■ **THE PROBLEM**
Reproduce the material that follows, please, but only from its first line to the line containing "from matplotlib.patches import", inclusive.

┌──

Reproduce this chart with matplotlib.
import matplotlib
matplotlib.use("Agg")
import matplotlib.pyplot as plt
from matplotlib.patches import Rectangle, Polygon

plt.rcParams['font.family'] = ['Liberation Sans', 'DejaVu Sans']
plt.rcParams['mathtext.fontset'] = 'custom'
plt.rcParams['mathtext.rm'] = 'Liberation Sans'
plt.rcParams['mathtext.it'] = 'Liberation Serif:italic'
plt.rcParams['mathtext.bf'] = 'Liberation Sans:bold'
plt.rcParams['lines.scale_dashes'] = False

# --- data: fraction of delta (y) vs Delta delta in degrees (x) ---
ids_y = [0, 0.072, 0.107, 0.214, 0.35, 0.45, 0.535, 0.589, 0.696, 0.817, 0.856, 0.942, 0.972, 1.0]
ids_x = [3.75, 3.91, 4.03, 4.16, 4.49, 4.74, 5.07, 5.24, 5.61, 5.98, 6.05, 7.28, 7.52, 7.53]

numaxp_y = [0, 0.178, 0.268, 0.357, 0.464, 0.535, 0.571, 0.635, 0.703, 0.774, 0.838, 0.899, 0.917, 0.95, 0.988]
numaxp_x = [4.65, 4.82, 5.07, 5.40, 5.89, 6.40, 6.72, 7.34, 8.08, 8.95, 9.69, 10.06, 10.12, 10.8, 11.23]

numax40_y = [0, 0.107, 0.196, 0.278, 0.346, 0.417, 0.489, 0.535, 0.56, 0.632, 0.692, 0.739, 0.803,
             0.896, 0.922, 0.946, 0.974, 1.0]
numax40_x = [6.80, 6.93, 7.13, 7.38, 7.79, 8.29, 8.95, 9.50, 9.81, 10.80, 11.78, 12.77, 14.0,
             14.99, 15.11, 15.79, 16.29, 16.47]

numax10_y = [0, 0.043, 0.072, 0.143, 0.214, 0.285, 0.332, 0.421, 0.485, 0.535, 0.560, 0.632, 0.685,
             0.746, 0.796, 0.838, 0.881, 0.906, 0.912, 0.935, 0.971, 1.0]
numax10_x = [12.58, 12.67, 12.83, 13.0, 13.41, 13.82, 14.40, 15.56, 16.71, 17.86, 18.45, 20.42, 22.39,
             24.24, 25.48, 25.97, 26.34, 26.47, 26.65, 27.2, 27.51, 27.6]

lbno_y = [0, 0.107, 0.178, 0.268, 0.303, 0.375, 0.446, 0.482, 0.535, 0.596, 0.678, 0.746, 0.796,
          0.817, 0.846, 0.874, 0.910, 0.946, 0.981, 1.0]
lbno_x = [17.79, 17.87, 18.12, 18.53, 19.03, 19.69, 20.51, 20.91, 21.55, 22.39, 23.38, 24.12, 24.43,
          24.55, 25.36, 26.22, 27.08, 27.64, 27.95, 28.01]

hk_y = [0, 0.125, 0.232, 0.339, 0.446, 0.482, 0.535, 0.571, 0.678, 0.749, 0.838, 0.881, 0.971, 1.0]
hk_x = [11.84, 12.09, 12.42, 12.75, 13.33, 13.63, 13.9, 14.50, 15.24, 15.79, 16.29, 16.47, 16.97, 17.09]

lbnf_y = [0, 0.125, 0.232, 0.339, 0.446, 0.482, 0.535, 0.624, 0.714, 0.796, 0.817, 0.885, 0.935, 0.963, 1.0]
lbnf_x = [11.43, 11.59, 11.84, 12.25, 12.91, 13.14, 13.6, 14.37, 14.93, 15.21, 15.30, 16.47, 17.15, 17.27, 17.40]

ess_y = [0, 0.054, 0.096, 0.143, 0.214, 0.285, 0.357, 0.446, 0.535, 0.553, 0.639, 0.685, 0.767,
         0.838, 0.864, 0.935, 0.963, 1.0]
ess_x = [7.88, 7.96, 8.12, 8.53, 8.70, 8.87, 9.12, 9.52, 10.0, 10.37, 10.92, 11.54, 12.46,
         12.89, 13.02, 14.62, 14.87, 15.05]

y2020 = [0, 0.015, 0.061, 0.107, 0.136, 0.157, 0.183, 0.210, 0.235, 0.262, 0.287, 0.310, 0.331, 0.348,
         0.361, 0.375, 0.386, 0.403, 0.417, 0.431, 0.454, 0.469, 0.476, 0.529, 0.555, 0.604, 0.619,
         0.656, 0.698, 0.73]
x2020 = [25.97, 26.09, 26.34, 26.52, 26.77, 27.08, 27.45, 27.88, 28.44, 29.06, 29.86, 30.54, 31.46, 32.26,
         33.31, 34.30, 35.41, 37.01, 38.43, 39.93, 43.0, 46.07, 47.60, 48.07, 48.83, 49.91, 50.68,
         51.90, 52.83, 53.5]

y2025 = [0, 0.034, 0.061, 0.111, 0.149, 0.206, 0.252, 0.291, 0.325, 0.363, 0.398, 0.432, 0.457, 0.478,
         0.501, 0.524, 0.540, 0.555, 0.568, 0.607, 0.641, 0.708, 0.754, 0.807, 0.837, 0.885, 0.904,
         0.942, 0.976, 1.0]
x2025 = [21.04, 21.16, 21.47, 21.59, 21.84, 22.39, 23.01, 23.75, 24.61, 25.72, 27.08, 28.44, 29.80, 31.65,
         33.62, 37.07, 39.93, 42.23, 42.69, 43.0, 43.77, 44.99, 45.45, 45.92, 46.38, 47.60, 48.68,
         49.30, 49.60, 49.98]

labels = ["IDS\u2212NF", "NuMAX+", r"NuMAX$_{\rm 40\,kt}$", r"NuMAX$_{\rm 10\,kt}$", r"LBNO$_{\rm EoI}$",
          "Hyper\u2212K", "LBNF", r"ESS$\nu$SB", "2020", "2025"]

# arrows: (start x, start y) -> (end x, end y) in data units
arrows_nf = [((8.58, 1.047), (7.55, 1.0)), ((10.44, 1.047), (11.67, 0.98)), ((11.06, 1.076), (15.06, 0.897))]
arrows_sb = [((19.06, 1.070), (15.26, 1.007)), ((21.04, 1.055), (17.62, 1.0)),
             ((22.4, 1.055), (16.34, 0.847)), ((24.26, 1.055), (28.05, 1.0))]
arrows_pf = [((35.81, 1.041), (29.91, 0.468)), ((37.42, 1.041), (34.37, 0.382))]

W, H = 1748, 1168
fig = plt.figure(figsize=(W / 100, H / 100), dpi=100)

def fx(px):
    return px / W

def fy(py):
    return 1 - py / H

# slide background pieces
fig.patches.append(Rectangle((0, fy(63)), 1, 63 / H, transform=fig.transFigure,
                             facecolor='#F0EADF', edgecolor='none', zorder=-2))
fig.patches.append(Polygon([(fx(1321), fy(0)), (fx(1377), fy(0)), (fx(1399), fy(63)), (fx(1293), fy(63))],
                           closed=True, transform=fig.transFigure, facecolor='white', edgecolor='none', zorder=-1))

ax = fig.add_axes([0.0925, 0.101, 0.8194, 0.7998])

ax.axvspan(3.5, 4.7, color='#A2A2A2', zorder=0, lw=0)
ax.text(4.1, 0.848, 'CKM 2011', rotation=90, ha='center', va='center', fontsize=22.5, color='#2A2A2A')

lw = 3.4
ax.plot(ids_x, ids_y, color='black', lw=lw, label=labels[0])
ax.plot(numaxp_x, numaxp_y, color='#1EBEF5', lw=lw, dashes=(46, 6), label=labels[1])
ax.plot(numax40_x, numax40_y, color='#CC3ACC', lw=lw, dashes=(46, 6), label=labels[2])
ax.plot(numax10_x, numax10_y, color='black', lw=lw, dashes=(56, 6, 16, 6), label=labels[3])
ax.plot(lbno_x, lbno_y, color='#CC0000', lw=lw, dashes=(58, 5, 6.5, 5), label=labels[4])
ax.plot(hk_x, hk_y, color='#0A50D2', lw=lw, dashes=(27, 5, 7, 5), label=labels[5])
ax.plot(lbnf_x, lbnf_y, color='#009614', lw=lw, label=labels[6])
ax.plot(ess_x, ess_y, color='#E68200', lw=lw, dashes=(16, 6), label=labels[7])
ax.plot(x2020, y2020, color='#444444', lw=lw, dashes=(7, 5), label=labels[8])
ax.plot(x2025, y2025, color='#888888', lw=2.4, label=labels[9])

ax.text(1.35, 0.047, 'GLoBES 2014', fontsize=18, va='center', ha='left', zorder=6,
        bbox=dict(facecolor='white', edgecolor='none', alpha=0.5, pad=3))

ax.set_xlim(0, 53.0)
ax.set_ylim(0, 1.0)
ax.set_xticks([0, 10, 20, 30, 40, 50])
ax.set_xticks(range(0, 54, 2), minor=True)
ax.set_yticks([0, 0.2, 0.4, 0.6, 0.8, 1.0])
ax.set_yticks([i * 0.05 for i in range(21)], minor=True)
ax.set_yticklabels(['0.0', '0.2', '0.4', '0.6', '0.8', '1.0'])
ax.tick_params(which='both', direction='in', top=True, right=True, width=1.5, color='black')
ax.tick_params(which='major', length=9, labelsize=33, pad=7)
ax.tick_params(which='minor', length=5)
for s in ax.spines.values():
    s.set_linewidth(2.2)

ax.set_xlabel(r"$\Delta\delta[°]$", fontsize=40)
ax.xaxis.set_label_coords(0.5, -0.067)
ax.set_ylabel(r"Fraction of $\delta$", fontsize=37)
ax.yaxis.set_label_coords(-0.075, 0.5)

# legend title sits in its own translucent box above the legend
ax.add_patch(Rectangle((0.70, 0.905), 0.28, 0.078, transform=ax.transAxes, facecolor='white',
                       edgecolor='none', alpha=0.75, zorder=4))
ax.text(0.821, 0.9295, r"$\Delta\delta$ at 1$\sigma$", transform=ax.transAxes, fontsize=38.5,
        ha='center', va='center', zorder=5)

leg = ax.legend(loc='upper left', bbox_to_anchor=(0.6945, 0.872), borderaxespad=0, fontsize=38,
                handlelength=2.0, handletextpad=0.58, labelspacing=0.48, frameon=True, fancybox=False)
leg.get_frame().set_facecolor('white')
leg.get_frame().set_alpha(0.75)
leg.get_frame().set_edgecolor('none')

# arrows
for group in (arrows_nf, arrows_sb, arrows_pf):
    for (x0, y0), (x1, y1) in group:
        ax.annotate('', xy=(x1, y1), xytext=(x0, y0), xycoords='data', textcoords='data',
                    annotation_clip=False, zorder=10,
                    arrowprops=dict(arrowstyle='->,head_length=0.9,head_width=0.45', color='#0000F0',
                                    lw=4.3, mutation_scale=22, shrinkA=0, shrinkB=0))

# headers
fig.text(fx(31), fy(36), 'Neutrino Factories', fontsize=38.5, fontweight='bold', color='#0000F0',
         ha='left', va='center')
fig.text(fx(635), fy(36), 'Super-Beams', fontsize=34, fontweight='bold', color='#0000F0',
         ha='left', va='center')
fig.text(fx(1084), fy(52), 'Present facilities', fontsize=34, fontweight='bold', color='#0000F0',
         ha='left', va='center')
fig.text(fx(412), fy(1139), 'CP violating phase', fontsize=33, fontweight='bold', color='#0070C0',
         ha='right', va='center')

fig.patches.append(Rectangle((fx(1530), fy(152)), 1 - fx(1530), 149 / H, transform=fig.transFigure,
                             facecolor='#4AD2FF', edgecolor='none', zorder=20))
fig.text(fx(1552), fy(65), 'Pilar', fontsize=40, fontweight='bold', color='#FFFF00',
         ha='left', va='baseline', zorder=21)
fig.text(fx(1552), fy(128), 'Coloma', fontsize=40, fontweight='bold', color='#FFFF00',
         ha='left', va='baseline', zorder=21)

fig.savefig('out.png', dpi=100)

└──

■ **EXERCISE SOLUTION**
Reproduce this chart with matplotlib.
import matplotlib
matplotlib.use("Agg")
import matplotlib.pyplot as plt
from matplotlib.patches import Rectangle, Polygon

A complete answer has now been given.